Exercise brief
From the entries below, count the lines with "matplotlib". Write only the count.

The records
^^^^^^^^

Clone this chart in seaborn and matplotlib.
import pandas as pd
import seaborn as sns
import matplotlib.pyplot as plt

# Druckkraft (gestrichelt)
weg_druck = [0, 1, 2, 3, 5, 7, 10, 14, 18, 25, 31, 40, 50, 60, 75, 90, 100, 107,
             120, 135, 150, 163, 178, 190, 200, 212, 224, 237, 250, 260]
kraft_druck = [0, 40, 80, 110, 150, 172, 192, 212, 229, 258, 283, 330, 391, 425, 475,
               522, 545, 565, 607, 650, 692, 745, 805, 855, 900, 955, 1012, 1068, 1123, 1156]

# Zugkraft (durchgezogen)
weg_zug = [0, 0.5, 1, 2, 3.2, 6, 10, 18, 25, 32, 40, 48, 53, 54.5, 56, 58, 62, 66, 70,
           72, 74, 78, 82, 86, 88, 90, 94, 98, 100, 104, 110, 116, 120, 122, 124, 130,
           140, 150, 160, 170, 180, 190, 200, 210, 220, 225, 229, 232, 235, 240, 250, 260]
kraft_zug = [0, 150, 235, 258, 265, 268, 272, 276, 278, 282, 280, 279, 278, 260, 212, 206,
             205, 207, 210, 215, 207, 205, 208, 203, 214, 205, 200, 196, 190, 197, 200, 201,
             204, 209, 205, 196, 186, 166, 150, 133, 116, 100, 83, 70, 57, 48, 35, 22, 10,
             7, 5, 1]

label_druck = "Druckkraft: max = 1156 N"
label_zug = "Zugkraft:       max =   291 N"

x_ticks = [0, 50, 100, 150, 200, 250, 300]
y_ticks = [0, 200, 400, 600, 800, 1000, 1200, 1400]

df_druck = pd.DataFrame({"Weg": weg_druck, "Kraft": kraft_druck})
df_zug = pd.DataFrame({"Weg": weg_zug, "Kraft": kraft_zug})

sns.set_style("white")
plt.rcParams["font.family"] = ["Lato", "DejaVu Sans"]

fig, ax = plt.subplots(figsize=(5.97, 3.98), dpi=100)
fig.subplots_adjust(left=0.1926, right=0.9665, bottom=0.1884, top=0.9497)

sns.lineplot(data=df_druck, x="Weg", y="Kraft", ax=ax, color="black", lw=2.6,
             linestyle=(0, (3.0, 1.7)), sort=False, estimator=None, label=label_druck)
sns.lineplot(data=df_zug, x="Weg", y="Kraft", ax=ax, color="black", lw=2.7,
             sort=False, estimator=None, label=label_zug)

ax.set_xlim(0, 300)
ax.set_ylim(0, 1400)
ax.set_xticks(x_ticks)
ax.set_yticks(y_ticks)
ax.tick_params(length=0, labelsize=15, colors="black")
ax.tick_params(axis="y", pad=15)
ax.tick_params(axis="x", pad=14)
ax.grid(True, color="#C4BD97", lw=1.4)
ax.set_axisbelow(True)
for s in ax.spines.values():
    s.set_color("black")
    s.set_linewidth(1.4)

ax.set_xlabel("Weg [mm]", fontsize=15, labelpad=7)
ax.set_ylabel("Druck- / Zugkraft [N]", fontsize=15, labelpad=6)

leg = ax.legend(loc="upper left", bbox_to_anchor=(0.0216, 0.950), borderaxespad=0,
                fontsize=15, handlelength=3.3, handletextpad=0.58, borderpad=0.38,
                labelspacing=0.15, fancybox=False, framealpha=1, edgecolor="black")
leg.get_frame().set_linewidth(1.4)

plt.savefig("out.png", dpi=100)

^^^^^^^^

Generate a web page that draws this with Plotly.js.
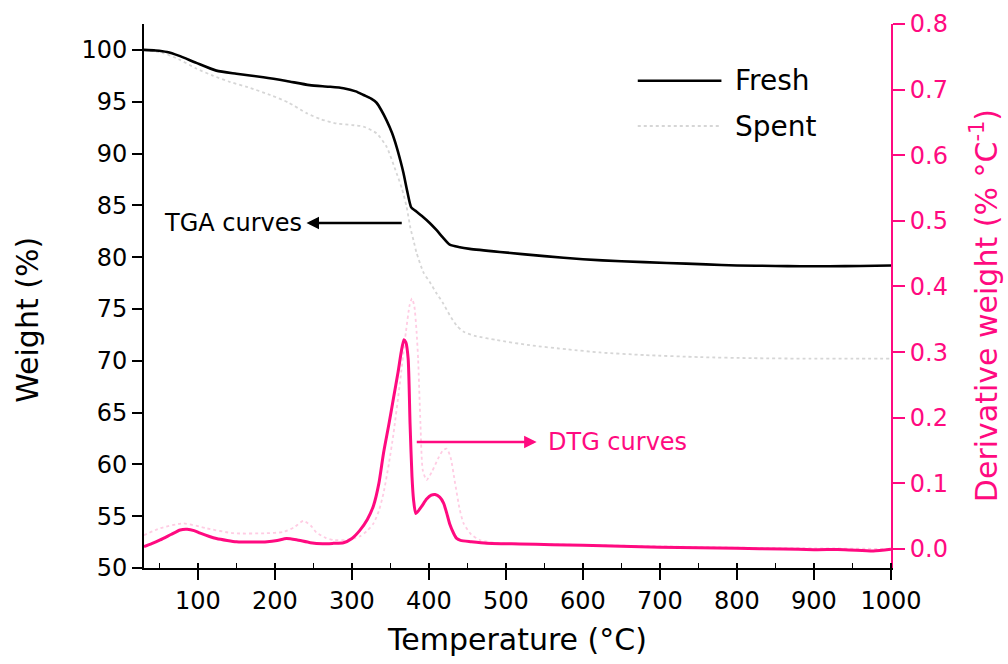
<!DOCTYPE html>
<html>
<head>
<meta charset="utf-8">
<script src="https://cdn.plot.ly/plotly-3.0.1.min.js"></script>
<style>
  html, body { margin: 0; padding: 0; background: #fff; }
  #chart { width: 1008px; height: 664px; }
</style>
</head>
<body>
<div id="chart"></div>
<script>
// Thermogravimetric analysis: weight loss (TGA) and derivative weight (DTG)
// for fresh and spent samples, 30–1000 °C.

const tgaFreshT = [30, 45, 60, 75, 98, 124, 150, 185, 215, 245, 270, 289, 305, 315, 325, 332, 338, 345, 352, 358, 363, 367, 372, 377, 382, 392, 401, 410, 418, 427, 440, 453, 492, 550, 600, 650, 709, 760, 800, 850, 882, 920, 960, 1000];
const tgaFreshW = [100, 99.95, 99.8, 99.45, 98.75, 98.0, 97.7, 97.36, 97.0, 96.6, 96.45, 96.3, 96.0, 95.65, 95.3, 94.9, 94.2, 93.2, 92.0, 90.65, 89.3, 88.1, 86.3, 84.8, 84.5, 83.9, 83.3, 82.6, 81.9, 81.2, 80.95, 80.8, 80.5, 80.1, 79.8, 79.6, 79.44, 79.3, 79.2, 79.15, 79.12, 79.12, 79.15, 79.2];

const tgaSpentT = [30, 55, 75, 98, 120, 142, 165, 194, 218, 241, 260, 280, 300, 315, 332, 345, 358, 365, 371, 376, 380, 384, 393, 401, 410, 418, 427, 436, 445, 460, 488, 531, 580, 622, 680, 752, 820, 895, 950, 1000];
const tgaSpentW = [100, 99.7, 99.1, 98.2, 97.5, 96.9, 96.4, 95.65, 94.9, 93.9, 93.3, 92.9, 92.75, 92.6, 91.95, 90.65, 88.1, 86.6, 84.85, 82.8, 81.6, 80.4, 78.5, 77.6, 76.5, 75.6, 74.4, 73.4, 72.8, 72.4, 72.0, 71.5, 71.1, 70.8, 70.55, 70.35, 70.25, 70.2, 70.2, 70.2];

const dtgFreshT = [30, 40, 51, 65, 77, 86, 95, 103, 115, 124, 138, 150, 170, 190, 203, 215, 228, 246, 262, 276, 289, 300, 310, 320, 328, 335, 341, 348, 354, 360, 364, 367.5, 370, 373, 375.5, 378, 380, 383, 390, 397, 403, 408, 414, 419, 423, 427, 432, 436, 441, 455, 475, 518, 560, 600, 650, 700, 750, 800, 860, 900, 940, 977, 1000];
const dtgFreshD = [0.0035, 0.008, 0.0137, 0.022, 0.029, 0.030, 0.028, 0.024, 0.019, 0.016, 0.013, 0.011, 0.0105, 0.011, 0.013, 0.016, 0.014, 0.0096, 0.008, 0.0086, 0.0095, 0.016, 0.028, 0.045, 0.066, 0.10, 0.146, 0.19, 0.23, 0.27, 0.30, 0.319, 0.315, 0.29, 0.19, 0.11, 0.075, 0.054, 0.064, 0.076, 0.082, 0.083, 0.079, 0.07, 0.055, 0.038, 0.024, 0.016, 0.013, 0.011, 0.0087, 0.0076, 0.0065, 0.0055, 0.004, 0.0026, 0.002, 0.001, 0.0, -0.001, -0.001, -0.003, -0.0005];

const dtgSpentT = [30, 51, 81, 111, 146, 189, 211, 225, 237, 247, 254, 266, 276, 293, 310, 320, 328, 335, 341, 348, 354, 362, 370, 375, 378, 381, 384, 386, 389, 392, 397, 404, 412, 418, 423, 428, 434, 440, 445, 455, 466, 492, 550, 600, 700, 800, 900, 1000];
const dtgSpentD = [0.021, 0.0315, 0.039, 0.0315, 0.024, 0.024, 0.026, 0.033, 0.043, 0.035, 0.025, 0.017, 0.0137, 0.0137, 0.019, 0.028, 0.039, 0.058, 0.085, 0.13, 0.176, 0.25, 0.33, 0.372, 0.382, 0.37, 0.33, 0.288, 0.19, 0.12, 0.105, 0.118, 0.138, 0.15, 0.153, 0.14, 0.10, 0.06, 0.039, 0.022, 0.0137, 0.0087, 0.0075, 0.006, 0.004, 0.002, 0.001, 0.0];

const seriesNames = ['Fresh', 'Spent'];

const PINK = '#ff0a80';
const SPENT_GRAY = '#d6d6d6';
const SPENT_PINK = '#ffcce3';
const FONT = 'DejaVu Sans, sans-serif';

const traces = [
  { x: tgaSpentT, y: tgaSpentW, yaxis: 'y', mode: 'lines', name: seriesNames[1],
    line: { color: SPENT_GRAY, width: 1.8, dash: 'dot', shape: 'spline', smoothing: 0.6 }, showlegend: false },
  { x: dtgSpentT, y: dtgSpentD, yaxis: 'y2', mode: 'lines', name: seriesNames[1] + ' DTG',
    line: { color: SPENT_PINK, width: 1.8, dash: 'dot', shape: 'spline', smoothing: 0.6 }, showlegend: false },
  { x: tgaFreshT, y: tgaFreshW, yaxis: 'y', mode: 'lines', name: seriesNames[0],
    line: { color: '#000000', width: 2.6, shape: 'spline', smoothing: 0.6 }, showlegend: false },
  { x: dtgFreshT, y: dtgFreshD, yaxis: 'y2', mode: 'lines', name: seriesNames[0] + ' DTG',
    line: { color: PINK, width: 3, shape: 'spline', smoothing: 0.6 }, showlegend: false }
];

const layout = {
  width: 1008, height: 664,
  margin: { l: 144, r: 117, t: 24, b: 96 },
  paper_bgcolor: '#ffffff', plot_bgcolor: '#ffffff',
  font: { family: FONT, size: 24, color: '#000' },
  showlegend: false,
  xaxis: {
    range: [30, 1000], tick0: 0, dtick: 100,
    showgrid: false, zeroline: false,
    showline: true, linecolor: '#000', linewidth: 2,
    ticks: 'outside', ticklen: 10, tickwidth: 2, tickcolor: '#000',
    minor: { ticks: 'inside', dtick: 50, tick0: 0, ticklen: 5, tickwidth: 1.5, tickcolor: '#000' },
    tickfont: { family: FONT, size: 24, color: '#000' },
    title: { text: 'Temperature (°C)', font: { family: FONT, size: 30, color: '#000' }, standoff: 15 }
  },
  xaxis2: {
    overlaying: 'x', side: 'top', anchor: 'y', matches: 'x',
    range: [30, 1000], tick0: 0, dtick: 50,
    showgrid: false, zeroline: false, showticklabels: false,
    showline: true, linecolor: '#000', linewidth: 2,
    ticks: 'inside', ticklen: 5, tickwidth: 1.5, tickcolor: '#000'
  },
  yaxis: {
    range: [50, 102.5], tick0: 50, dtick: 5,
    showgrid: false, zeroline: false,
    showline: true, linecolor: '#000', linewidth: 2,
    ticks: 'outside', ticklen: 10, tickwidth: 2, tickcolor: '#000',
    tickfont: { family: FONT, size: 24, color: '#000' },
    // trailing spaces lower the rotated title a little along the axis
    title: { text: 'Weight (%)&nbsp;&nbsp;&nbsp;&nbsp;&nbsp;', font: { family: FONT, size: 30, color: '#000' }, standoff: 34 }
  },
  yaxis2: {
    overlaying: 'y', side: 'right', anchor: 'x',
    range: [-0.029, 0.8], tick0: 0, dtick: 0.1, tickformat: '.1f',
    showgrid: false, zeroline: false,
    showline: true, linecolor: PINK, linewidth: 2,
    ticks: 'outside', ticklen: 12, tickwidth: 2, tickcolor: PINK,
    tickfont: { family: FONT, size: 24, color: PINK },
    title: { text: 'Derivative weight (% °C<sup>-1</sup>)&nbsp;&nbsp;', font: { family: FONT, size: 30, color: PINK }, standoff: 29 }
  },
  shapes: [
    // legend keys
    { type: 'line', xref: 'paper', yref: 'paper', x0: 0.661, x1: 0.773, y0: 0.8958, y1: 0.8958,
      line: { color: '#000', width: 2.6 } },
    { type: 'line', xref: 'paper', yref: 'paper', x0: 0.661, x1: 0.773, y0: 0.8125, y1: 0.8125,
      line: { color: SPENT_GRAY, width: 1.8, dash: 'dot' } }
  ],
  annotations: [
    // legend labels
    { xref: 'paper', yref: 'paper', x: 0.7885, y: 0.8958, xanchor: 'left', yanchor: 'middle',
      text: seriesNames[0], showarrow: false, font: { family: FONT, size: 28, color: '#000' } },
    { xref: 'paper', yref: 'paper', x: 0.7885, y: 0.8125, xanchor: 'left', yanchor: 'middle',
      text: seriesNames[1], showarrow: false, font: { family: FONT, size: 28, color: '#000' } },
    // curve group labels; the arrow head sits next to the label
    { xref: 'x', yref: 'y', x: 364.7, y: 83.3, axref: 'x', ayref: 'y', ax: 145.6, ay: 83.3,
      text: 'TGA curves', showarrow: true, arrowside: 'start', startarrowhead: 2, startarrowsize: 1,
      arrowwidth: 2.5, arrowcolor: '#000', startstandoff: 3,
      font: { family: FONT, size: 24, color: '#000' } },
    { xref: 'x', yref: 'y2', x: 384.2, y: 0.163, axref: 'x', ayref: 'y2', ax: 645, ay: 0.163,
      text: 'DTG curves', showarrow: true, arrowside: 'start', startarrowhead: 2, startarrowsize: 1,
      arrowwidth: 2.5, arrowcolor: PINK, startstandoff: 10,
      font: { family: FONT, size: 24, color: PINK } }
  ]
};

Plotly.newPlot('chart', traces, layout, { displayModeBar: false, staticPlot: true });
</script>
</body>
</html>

^^^^^^^^

Reply
2